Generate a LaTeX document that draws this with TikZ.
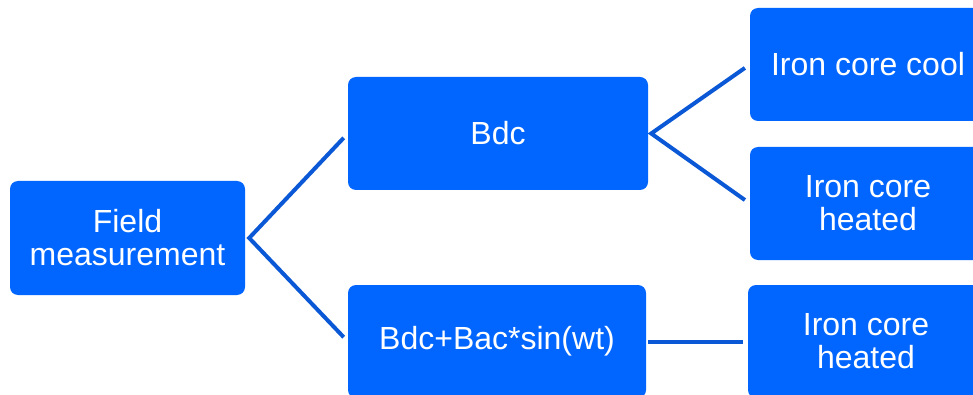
\documentclass[tikz,border=0pt]{standalone}
\usepackage{fontspec}
\setmainfont{Liberation Sans}
\usetikzlibrary{positioning}
\definecolor{boxblue}{HTML}{0066FF}
\definecolor{linkblue}{HTML}{0A58D6}
\tikzset{
stage/.style={rectangle, rounded corners=8pt, fill=boxblue, text=white, align=center,
  inner sep=0pt, minimum height=113pt, font=\fontsize{32}{33}\selectfont},
link/.style={draw=linkblue, line width=4pt, shorten <=6pt, shorten >=6pt}}

\begin{document}
\begin{tikzpicture}[x=1pt, y=-1pt]
    \useasboundingbox (0,0) rectangle (973,395);

                \node[stage, minimum width=235pt, minimum height=114pt] (F) at (127.5,238) {Field\\measurement};
                \node[stage, minimum width=300pt] (B1) at (498,133.5) {Bdc};
                \node[stage, minimum width=298pt] (B2) at (497,341.5) {Bdc+Bac*sin(wt)};
                \node[stage, minimum width=236pt] (C1) at (868,64.5) {Iron core cool};
                \node[stage, minimum width=236pt] (H1) at (868,203.5) {Iron core\\heated};
                \node[stage, minimum width=236pt] (H2) at (866,341.5) {Iron core\\heated};

                % forks just right of the boxes
                \coordinate (Fj) at ([xshift=4pt]F.east);
                \coordinate (B1j) at ([xshift=3pt]B1.east);

                \draw[link] (B1.west) -- (Fj) -- (B2.west);
                \draw[link] (C1.west) -- (B1j) -- (H1.west);
                \draw[link, shorten <=2pt, shorten >=5pt] (B2.east) -- (H2.west);

            \end{tikzpicture}
\end{document}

★ ★ ★ ★ ★ ★ ★

◆ Problem
Print the listing above in full, exactly as written. Omit any pictures.

◆ Complete output
Generate a LaTeX document that draws this with TikZ.
\documentclass[tikz,border=0pt]{standalone}
\usepackage{fontspec}
\setmainfont{Liberation Sans}
\usetikzlibrary{positioning}
\definecolor{boxblue}{HTML}{0066FF}
\definecolor{linkblue}{HTML}{0A58D6}
\tikzset{
stage/.style={rectangle, rounded corners=8pt, fill=boxblue, text=white, align=center,
  inner sep=0pt, minimum height=113pt, font=\fontsize{32}{33}\selectfont},
link/.style={draw=linkblue, line width=4pt, shorten <=6pt, shorten >=6pt}}

\begin{document}
\begin{tikzpicture}[x=1pt, y=-1pt]
    \useasboundingbox (0,0) rectangle (973,395);

                \node[stage, minimum width=235pt, minimum height=114pt] (F) at (127.5,238) {Field\\measurement};
                \node[stage, minimum width=300pt] (B1) at (498,133.5) {Bdc};
                \node[stage, minimum width=298pt] (B2) at (497,341.5) {Bdc+Bac*sin(wt)};
                \node[stage, minimum width=236pt] (C1) at (868,64.5) {Iron core cool};
                \node[stage, minimum width=236pt] (H1) at (868,203.5) {Iron core\\heated};
                \node[stage, minimum width=236pt] (H2) at (866,341.5) {Iron core\\heated};

                % forks just right of the boxes
                \coordinate (Fj) at ([xshift=4pt]F.east);
                \coordinate (B1j) at ([xshift=3pt]B1.east);

                \draw[link] (B1.west) -- (Fj) -- (B2.west);
                \draw[link] (C1.west) -- (B1j) -- (H1.west);
                \draw[link, shorten <=2pt, shorten >=5pt] (B2.east) -- (H2.west);

            \end{tikzpicture}
\end{document}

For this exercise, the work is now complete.